I’m enjoying working closely with broker groups keen to discover a whole range of new business opportunities outside of the typical established or off-the-plan residential purchases, including the much-overlooked commercial property sector.

Aussie Bonds has a significant market advantage in this space. Plus, we’re readying ourselves for the pending impact Basel III will have on bank guarantees.

How is Aussie Bonds embracing technology?

We’ve had mobile apps for Apple and Android for more than a year now and have received great feedback. We’ve also added the option of online applications this year. Following a strategic review with key industry players, we’ve set up tailored websites to assist and support our intermediaries: examples are mortgagebrokerdepositbonds.com. au and financebrokerdepositbonds.com.au. We’ve added more content to help brokers understand deposit bonds and identify new business opportunities.

We’ll continue to add useful tools over time. I’ve spent days in the classroom this year learning about social media and we’re working to maximise the Aussie Bonds brand online.

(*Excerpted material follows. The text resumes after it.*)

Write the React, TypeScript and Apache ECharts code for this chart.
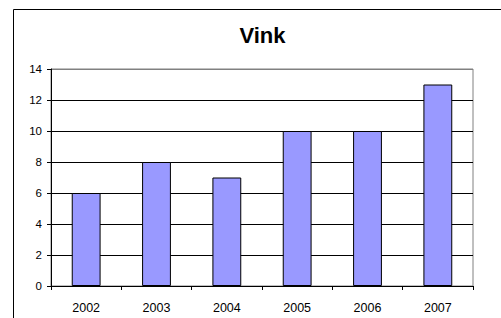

As part of our broader social media plan, in 2016 we’ll do more public and broker webinars, and will be launching depositbonds.tv to better educate the public and invite and reward them to engage with our intermediary partners.

In summary, how can mortgage brokers benefit from Aussie Bonds’ presence in the market?

In a nutshell, the unmatched broad market acceptance of QBE-backed deposit bonds, (indeed some vendors will now only accept QBE deposit bonds); Aussie Bonds’ ability to offer a much wider range of solutions with bonds out to 60-66 months on all residential and commercial property purchases; our determination to get the deal done by exploring all possible options, while remaining within our underwriting guidelines; our competitive pricing; mortgage brokers can add an origination fee in addition to receiving commission, so more income in their pocket; access to all senior staff, including myself, 24/7, less sleep time; all backed up by unequalled support service.

We’re more than happy to be judged on our merits – it keeps us on our toes. Once mortgage brokers team up with Aussie Bonds, they and their clients quickly appreciate the difference we deliver.